> THE EXERCISE
Give only the number of lines in the records that include the string "this".

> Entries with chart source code
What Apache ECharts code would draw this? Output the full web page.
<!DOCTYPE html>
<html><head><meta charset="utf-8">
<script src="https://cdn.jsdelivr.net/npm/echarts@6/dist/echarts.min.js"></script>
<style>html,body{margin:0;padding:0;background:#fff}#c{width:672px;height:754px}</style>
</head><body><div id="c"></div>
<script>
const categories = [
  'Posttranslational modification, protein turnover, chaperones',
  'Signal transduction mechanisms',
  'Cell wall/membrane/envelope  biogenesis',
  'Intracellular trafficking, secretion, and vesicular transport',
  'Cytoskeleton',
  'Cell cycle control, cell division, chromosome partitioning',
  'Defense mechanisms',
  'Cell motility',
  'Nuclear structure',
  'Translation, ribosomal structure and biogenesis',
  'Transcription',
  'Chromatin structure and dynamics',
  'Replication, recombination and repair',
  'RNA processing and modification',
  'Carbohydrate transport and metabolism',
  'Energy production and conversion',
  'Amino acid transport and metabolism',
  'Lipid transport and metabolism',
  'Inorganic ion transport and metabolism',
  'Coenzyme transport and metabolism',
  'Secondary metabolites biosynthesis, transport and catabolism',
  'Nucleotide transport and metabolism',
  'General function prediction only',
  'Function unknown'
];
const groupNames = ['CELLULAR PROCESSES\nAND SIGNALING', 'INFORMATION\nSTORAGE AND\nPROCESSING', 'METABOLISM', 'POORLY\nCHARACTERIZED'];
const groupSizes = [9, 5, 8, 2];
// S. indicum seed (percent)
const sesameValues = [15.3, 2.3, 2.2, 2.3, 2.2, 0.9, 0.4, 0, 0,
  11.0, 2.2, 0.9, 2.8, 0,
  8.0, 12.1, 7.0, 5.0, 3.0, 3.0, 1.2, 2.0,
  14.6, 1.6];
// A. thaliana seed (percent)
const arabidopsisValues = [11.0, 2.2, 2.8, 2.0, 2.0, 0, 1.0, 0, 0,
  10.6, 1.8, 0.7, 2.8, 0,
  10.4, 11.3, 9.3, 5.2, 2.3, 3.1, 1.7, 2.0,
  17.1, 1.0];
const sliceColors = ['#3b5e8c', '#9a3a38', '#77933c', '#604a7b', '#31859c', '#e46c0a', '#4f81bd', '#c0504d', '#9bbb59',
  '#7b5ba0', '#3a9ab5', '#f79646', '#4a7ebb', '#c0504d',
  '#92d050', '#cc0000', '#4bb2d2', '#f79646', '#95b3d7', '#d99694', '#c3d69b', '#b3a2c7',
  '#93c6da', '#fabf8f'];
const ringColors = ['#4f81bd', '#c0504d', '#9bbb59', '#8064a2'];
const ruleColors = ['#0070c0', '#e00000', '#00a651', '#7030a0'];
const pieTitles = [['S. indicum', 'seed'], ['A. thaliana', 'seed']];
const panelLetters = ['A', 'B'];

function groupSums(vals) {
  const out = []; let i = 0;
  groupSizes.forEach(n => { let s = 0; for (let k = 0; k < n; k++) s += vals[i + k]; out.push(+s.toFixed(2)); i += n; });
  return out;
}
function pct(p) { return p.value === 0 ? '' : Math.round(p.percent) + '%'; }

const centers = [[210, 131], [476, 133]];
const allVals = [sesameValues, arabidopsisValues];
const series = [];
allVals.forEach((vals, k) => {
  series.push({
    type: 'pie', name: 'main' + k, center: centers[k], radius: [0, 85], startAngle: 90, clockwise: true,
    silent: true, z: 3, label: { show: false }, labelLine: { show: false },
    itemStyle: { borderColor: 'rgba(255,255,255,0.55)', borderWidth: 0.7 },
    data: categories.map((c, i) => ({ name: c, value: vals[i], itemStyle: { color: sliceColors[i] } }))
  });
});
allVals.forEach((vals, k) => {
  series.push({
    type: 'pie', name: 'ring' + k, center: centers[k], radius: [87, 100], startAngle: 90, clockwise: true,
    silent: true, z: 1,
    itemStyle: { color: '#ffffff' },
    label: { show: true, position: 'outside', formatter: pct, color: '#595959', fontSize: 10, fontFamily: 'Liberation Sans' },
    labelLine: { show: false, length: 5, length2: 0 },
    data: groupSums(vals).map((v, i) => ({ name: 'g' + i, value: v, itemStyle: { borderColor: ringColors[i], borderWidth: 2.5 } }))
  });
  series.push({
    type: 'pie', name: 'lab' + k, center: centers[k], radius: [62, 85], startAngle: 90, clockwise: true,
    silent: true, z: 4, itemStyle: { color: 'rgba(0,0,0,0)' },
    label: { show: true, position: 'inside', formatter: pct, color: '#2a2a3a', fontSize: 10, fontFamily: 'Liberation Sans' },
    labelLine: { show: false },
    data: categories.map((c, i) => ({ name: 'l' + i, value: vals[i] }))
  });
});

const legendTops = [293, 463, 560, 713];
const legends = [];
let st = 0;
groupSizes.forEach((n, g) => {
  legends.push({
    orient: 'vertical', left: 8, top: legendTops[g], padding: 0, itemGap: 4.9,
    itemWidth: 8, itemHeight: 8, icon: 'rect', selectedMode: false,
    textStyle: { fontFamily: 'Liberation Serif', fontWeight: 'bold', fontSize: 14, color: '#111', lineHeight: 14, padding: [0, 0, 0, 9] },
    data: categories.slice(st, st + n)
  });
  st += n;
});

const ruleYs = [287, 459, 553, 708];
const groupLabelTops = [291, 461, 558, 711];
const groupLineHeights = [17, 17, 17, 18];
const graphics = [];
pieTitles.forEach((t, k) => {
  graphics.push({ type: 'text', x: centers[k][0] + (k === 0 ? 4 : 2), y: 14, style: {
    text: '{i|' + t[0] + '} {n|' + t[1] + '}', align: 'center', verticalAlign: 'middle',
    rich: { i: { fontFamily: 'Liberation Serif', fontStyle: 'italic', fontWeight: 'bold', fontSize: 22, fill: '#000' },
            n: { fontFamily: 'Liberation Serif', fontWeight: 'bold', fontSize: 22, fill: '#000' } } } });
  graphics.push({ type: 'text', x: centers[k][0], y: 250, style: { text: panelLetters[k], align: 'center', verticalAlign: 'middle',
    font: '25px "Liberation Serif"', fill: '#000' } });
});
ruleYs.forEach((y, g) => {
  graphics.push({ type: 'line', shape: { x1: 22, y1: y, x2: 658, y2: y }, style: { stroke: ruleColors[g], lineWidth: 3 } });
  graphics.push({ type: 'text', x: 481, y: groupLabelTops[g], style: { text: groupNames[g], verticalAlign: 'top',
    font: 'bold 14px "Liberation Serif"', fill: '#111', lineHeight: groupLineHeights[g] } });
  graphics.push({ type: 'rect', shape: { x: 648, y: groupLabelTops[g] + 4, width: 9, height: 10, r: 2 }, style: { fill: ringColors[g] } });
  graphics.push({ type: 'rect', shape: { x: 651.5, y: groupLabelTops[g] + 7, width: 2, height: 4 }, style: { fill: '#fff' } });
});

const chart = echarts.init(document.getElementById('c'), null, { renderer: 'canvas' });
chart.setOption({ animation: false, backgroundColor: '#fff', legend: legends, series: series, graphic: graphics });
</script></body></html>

--

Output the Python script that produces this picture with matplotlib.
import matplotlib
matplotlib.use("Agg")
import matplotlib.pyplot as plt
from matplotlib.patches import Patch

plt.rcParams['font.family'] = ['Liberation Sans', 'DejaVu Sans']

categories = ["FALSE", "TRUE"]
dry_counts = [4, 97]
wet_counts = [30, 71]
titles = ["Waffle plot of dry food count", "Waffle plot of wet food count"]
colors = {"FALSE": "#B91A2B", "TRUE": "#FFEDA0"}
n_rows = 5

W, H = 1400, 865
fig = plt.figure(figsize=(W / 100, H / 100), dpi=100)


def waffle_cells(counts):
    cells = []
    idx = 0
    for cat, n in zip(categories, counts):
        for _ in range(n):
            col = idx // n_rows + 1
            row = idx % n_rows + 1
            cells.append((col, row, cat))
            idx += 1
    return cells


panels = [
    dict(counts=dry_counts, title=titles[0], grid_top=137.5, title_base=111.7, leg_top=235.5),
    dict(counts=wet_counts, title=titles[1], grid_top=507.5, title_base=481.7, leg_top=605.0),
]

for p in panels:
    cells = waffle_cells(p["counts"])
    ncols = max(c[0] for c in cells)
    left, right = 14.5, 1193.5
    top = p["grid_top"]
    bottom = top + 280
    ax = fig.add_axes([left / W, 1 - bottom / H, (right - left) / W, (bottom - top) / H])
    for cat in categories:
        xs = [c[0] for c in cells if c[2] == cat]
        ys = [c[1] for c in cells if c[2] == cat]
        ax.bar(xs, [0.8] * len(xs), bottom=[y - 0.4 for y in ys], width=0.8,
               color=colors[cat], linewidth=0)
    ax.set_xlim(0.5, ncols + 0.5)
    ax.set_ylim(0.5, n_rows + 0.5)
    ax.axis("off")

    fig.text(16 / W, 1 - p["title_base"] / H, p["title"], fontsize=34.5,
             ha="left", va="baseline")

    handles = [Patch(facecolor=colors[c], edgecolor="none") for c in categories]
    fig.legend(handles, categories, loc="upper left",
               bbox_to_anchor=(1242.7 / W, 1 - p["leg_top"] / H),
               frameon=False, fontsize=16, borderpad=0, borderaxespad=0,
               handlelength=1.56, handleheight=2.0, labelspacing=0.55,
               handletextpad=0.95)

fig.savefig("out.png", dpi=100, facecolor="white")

> IN RESPONSE
2